Felicia Tan Published on Tue, Aug 31, 2021
The financial sector in Singapore will see the biggest impact as Sea Limited’s weighting within the MSCI Singapore index increases from 2.5% to 11.0% on Sept 1, says UOB Kay Hian analyst Adrian Loh and the Singapore research team.
This is due to the three Singapore banks having the largest weighting within the index at 51.1% currently.
At its current prices, DBS will be hit the hardest with its weight expected to fall around 7.1 basis points (bp) between the current weighting to the next review in February 2022.
Oversea-Chinese Banking Corporation (OCBC) and UOB Limited will see declines of 5.0 bp and 3.9 bp respectively.
Sea’s weight increase in the index is due to its inclusion factor increasing from 5% of its free-float adjusted market capitalisation to 25%.
“We believe [the increased weighting] will see more ETF-related buying of the stock,” writes Loh and the team in an Aug 30 report.
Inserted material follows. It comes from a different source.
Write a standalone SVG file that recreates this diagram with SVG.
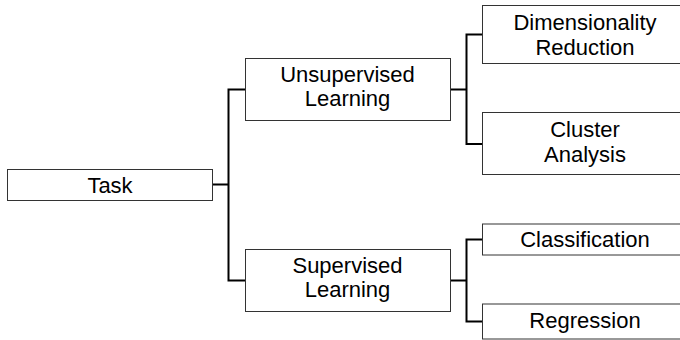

On the flip side, Yangzijiang (YZJ) may be a potential inclusion in the index.
The group has a free-float adjusted market capitalisation of $4.53 billion, making it currently larger than the 17th to 19th largest companies on the 19-member index.
Previously. YZJ was removed from the index in November 2020 when its share price stood 45-50% lower than its current share price.
In the near-term, Loh notes that investors should mark their calendars towards the end of November this year when Sea’s inclusion factor increases to 50% after MSCI’s semi annual index review (SAIR).
The counter’s inclusion factor will then rise to a full 100% at the February 2022 quarterly index review.
While Sea will also be included into the MSCI Asean and MSCI Asia ex-Japan indices, the impact the counter has on the rest of the constituents in the index will be “much less” compared to the ones in MSCI Singapore, he says.
“Since our initial report on Sea’s inclusion into the MSCI Singapore, the company’s share price has risen by 59% and outperformed the Straits Times Index or STI (-1.4% in USD terms), MSCI World (+12.1%) and MSCI Asia ex-Japan (-4.3%). all index benchmarks globally,” writes Loh.
“While passive funds tracking the MSCI Singapore, Asean and Asia ex-Japan indices will have to buy Sea, we believe that many active Asian and global emerging markets funds do not hold a position in the company and thus will need compelling reasons not to buy, otherwise they may lose out on performance versus benchmarks,” he adds.
As at 4.39pm, the MSCI Singapore index is trading 4.27 points lower or 1.2% down at 352.78 points.